News In Brief

New hints that the volatile region of Chechnya would be cut into two were dropped by Russian Prime Minister Vladimir Putin. He announced the OK of a plan to resettle tens of thousands of refugees from Russian attacks on Chechnya in areas under the control of Kremlin forces - the region's low-lying northern section. The announcement suggested that the incursion into Chechnya would stop short of the mountainous south, where armed Islamic militants are believed to be hiding. While the Russians have not yet had a major engagement with the militants, they reported their first casualties - two dead and seven wounded - after a skirmish Sunday.

A tense standoff developed between the multinational intervention force in East Timor and armed militiamen of the pro-independence Falintil movement. The force, under heavy criticism for aleged bias toward Falintil, demanded its members turn in their weapons. But one local Falintil leader refused to order his men to do so, in a confrontation that reportedly verged on violence. From Portugal, where he was traveling, independence leader Xanana Gusmao said his rebels wouldn't disarm because they never were "involved in acts of terrorism."
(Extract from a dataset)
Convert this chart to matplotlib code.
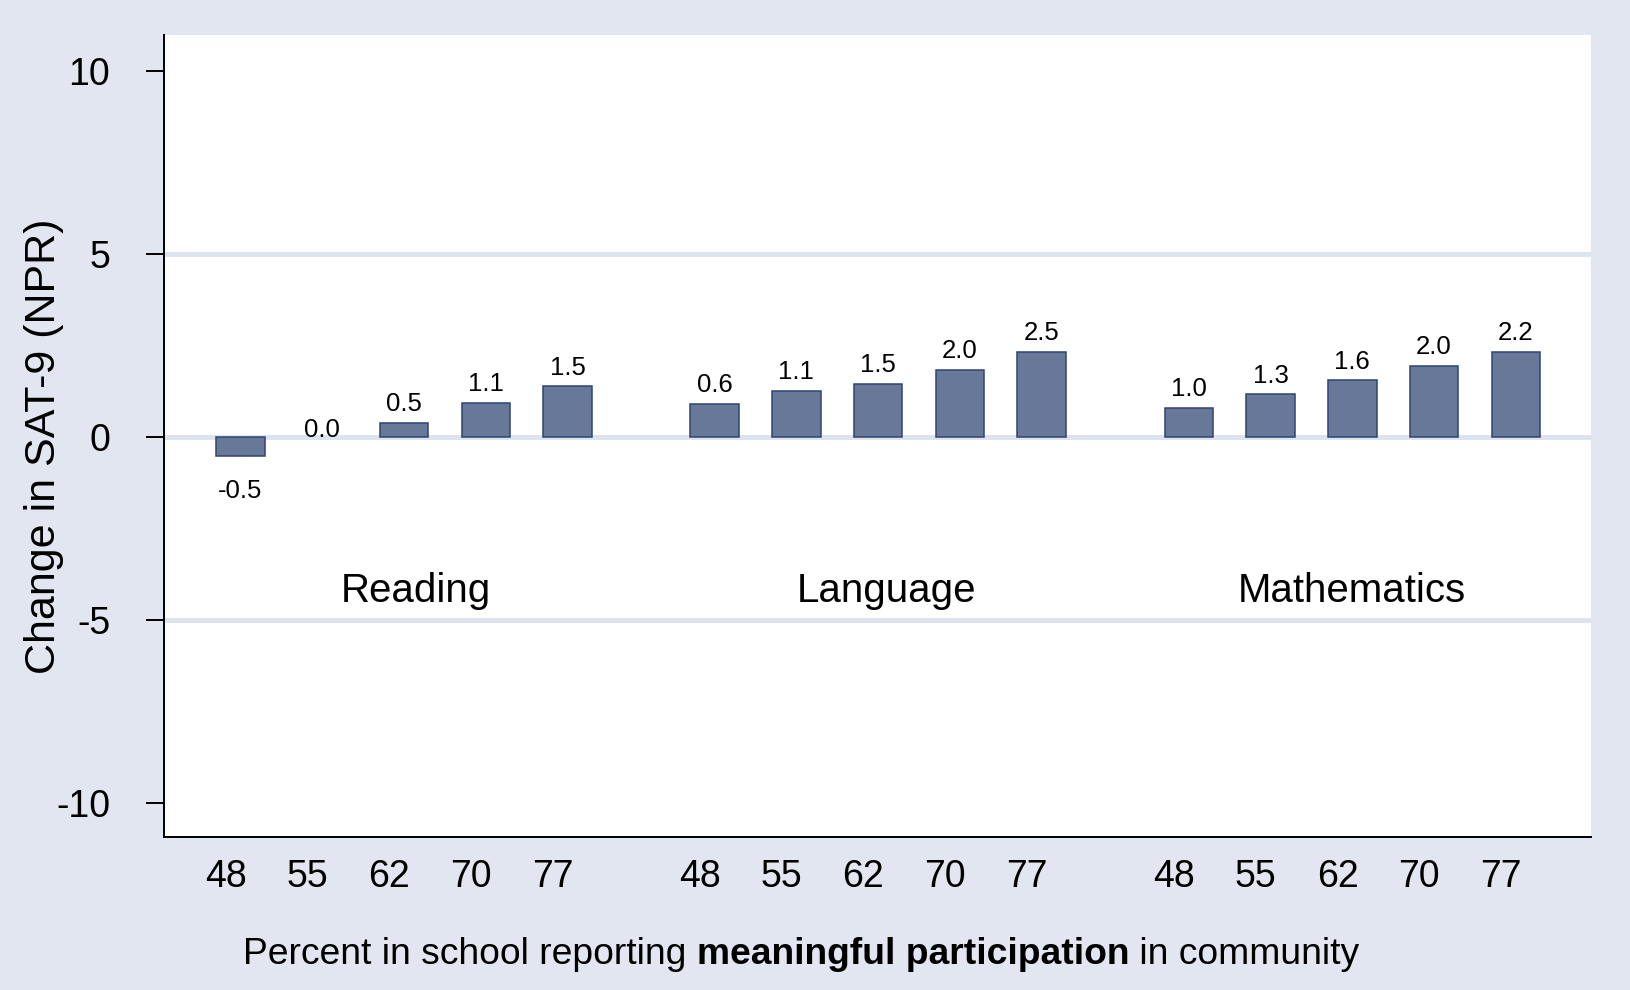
import matplotlib
matplotlib.use('Agg')
import matplotlib.pyplot as plt
import numpy as np

# values
subjects = ["Reading", "Language", "Mathematics"]
pct_ticks = ["48", "55", "62", "70", "77"]
reading = [-0.53, 0.0, 0.39, 0.92, 1.38]
language = [0.91, 1.25, 1.44, 1.84, 2.31]
mathematics = [0.80, 1.16, 1.54, 1.94, 2.33]
reading_lbl = ["-0.5", "0.0", "0.5", "1.1", "1.5"]
language_lbl = ["0.6", "1.1", "1.5", "2.0", "2.5"]
mathematics_lbl = ["1.0", "1.3", "1.6", "2.0", "2.2"]
yticks = [-10, -5, 0, 5, 10]

BG = "#e1e6f0"
GRID = "#dde3ee"
BAR = "#687898"
EDGE = "#2f4474"
SANS = ["Liberation Sans", "DejaVu Sans"]

plt.rcParams['font.family'] = SANS

W, H = 1631, 990
fig = plt.figure(figsize=(W / 100, H / 100), dpi=100, facecolor=BG)
ax = fig.add_axes([164 / W, 1 - 837 / H, (1591 - 164) / W, (837 - 35) / H])
ax.set_facecolor("white")

group_gap = 5.8
series = [reading, language, mathematics]
labels = [reading_lbl, language_lbl, mathematics_lbl]
name_shift = [0.15, 0.1, 0.0]

xt, xtl = [], []
for g, (vals, lbls) in enumerate(zip(series, labels)):
    xs = g * group_gap + np.arange(len(vals))
    lw = [0 if v == 0 else 1.1 for v in vals]
    ax.bar(xs, vals, width=0.593, color=BAR, edgecolor=EDGE, linewidth=lw, zorder=3)
    for x, v, s in zip(xs, vals, lbls):
        if v < 0:
            ax.annotate(s, (x, v), xytext=(0, -16), textcoords="offset points",
                        ha="center", va="top", fontsize=18.5)
        else:
            off = 8.5 if v > 0 else 0
            ax.annotate(s, (x, v), xytext=(0, off), textcoords="offset points",
                        ha="center", va="baseline", fontsize=18.5)
    ax.text(xs.mean() + name_shift[g], -4.5, subjects[g], ha="center", va="baseline",
            fontsize=29)
    xt.extend(xs - 0.18)
    xtl.extend(pct_ticks)

ax.set_xlim(-0.936, 16.52)
ax.set_ylim(-10.92, 10.97)

# gridlines, skipping the outer ticks like the original
for y in [-5, 0, 5]:
    ax.axhline(y, color=GRID, linewidth=3.5, zorder=1)

ax.set_yticks(yticks)
ax.set_yticklabels([str(t) for t in yticks], fontsize=27)
ax.tick_params(axis="y", length=12.7, width=1.4, pad=26)
ax.set_xticks(xt)
ax.set_xticklabels(xtl, fontsize=27)
ax.tick_params(axis="x", length=0, pad=16)

for s in ["top", "right"]:
    ax.spines[s].set_visible(False)
ax.spines["left"].set_linewidth(1.4)
ax.spines["bottom"].set_linewidth(1.4)

fig.text(44 / W, 1 - 446 / H, "Change in SAT-9 (NPR)", rotation=90,
         ha="center", va="center", fontsize=31)

# x title with bold middle part
parts = [("Percent in school reporting ", "normal"),
         ("meaningful participation", "bold"),
         (" in community", "normal")]
fig.canvas.draw()
r = fig.canvas.get_renderer()
texts = []
for s, w in parts:
    t = fig.text(0, 1 - 955 / H, s, fontsize=26.8, fontweight=w,
                 ha="left", va="center")
    texts.append(t)
widths = [t.get_window_extent(r).width for t in texts]
x0 = 801 - sum(widths) / 2
for t, w in zip(texts, widths):
    t.set_x(x0 / W)
    x0 += w

fig.savefig("out.png", dpi=100, facecolor=BG)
The driver of a truck that collided with charismatic Yugoslav opposition leader Vuk Draskovic's motorcade has been found by police, a lawyer for the politician said. The accident Sunday 35 miles south of Belgrade injured Draskovic and killed everyone else in his party. Draskovic called it an assassination attempt. He was fired as deputy prime minister in President Slobodan Milosevic's government in April, but so far has refused to swing his Serbian Renewal Movement behind daily anti-Milosevic street rallies, calling them a waste of time.

Asking for the forgiveness of their surviving victims, the rival rebel leaders whose civil war against the government of Sierra Leone left the nation broke, arrived home. Foday Sankoh (in white) and Johnny Paul Koroma had been meeting in neighboring Liberia to iron out differences over the July 5 peace deal with President Ahmed Tejan Kabbah. It ends eight years of strife in which thousands of people died and thousands of others were maimed by the rebels. The accord gives vice presidential rank to Sankoh but leaves Koroma with no defined role.
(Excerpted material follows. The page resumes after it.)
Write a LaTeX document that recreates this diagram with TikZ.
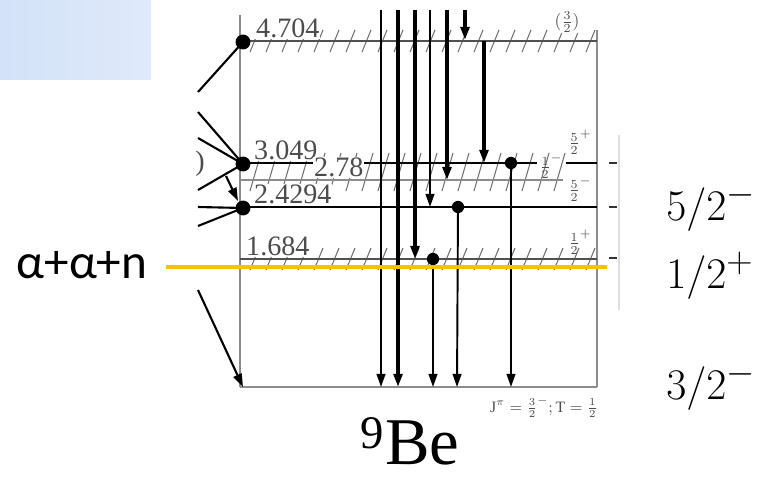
\documentclass[tikz,border=0pt]{standalone}
\usepackage{fontspec}
\setmainfont{Liberation Serif}
\newfontfamily\calib{Carlito}
\usetikzlibrary{arrows.meta}
\definecolor{lvlgray}{HTML}{505050}
\definecolor{framegray}{HTML}{8C8C8C}
\definecolor{hatchgray}{HTML}{707070}
\definecolor{gold}{HTML}{FFC000}
\definecolor{boxblueL}{HTML}{D3E2F8}
\definecolor{boxblueR}{HTML}{DFEAFA}
\tikzset{
	level/.style={lvlgray, line width=1pt},
	frame/.style={framegray, line width=0.9pt},
	gam/.style={black, line width=1.1pt, -{Triangle[length=7.5pt,width=5pt]}},
	gamthick/.style={gam, line width=1.9pt},
	feed/.style={black, line width=1.2pt},
	bigdot/.style={circle, fill=black, inner sep=0pt, minimum size=8.5pt},
	dot/.style={circle, fill=black, inner sep=0pt, minimum size=7pt},
	hatch/.style={hatchgray, line width=0.6pt},
	elab/.style={gray!60!black, fill=white, inner sep=0.5pt, font=\fontsize{16}{16}\selectfont},
	jlab/.style={gray!60!black, inner sep=0pt, font=\normalsize},
	biglab/.style={inner sep=0pt, font=\fontsize{30}{30}\selectfont},
}
\begin{document}
\begin{tikzpicture}[x=0.02cm, y=-0.02cm]
	\useasboundingbox (0,0) rectangle (778,479);
	\shade[left color=boxblueL, right color=boxblueR] (0,0) rectangle (151,80);
	% hatching of the broad levels
	\foreach \hx in {250,266,...,590} \draw[hatch] (\hx,52) -- (\hx+9,30);
	\foreach \hx in {250,266,...,560} \draw[hatch] (\hx,191) -- (\hx+11,153);
	\foreach \hx in {250,266,...,590} \draw[hatch] (\hx,270) -- (\hx+9,248);
	% frame
	\coordinate (fl1) at (240,15);
	\coordinate (fl2) at (240,387);
	\coordinate (fr1) at (597,30);
	\coordinate (fr2) at (597,387);
	\draw[frame] (fl1) -- (fl2);
	\draw[frame] (fr1) -- (fr2);
	% levels
	\coordinate (a4704) at (240,41);  \coordinate (b4704) at (597,41);
	\coordinate (a3049) at (240,163); \coordinate (b3049) at (537,163);
	\coordinate (c3049) at (566,163); \coordinate (d3049) at (597,163);
	\coordinate (a278) at (240,180);  \coordinate (b278) at (563,180);
	\coordinate (a2429) at (240,207); \coordinate (b2429) at (597,207);
	\coordinate (a1684) at (240,259); \coordinate (b1684) at (597,259);
	\draw[level] (a4704) -- (b4704);
	\draw[level, black] (a3049) -- (b3049);
	\draw[level, black] (c3049) -- (d3049);
	\draw[level, framegray, line width=1.3pt] (a278) -- (b278);
	\draw[level, black] (a2429) -- (b2429);
	\draw[level] (a1684) -- (b1684);
	\draw[level, framegray] (fl2) -- (fr2);
	% level energies
	\node[elab, anchor=south west] (e4704) at (255,39) {4.704};
	\node[elab, anchor=south west] (e3049) at (253,161) {3.049};
	\node[elab, anchor=south west] (e278) at (313,178) {2.78};
	\node[elab, anchor=south west] (e2429) at (253,205) {2.4294};
	\node[elab, anchor=south west] (e1684) at (245,257) {1.684};
	\node[jlab, fill=white, inner sep=0.5pt] (j4704) at (567,22) {$(\frac{3}{2})$};
	\node[jlab] (j3049) at (580,142) {$\frac{5}{2}^{+}$};
	\node[jlab] (j278) at (551,166) {$\frac{1}{2}^{-}$};
	\node[jlab] (j2429) at (580,189) {$\frac{5}{2}^{-}$};
	\node[jlab] (j1684) at (580,242) {$\frac{1}{2}^{+}$};
	\node[jlab, font=\small, anchor=north east] (jgs) at (598,396) {$\mathrm{J}^{\pi}=\frac{3}{2}^{-}\mathrm{;}\,\mathrm{T}=\frac{1}{2}$};
	% feeding lines from the left
	\node[bigdot] (d1) at (243,42) {};
	\node[bigdot] (d2) at (243,164) {};
	\node[bigdot] (d3) at (243,208) {};
	\coordinate (s1) at (198,92);
	\coordinate (s2) at (198,112);
	\coordinate (s3) at (198,138);
	\coordinate (s4) at (198,190);
	\coordinate (s5) at (198,207);
	\coordinate (s6) at (198,226);
	\coordinate (s7) at (198,290);
	\coordinate (s8) at (226,176);
	\coordinate (g0) at (243,387);
	\coordinate (g8) at (238,201);
	\draw[feed] (s1) -- (d1.center);
	\draw[feed] (s2) -- (d2.center);
	\draw[feed] (s3) -- (d2.center);
	\draw[feed] (s4) -- (d2.center);
	\draw[feed] (s5) -- (d3.center);
	\draw[feed] (s6) -- (d3.center);
	\draw[gam, line width=1.2pt] (s8) -- (g8);
	\draw[gam, line width=1.2pt] (s7) -- (g0);
	\node[elab, fill=none, inner sep=0pt] (cut) at (200,164) {)};
	% gamma rays from above
	\foreach \x/\yb/\w [count=\i] in {381/387/gam, 398/387/gamthick, 415/259/gamthick, 430/207/gam, 447/180/gamthick, 465/40/gamthick}{
		\coordinate (top\i) at (\x,10);
		\coordinate (end\i) at (\x,\yb);
		\draw[\w] (top\i) -- (end\i);
	}
	\coordinate (top7) at (484,41);
	\coordinate (end7) at (484,163);
	\draw[gamthick] (top7) -- (end7);
	\node[dot] (p1) at (433,259) {};
	\node[dot] (p2) at (458,207) {};
	\node[dot] (p3) at (511,163) {};
	\coordinate (q1) at (433,387);
	\coordinate (q2) at (457,387);
	\coordinate (q3) at (511,387);
	\draw[gam] (p1.center) -- (q1);
	\draw[gam] (p2.center) -- (q2);
	\draw[gam] (p3.center) -- (q3);
	% right side marks
	\coordinate (v1) at (619,135);
	\coordinate (v2) at (619,310);
	\draw[gray!25, line width=0.6pt] (v1) -- (v2);
	\foreach \ty [count=\i] in {163,207,258}{
		\coordinate (tk\i) at (609,\ty);
		\coordinate (tl\i) at (617,\ty);
		\draw[black!80, line width=1.2pt] (tk\i) -- (tl\i);
	}
	% threshold
	\coordinate (th1) at (166,267);
	\coordinate (th2) at (607,267);
	\draw[gold, line width=2.4pt] (th1) -- (th2);
	\node[inner sep=0pt, font=\calib\fontsize{28}{28}\selectfont] (thr) at (82,265) {α+α+n};
	\node[biglab, anchor=west] (r1) at (666,207) {$5/2^{-}$};
	\node[biglab, anchor=west] (r2) at (666,276) {$1/2^{+}$};
	\node[biglab, anchor=west] (r3) at (666,386) {$3/2^{-}$};
	\node[inner sep=0pt, font=\fontsize{38}{38}\selectfont] (nuc) at (410,441) {\textsuperscript{9}Be};
\end{tikzpicture}
\end{document}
Within a week, all nuclear-power facilities in Japan will be inspected for safety following the serious accident at a uranium-processing plant 70 miles from Tokyo, officials said. The announcement came amid fierce public criticism of lax supervision in the nuclear-power industry, which supplies 37 percent of Japan's electricity. A newly released survey found 74 percent of respondents "critical" or "cautious" of the industry after the latest in a series of mishaps. Japan plans to build 20 more reactors by 2010.

The largest Jewish cemetery in Europe, a memorial to victims of the Holocaust, was heavily vandalized, police said. They said caretakers at the Weissen-see facility in Berlin found 103 gravestones overturned. Suspicion fell on neo-Nazi groups, some of whom are fielding candidates for the Berlin legislature in Sunday's election.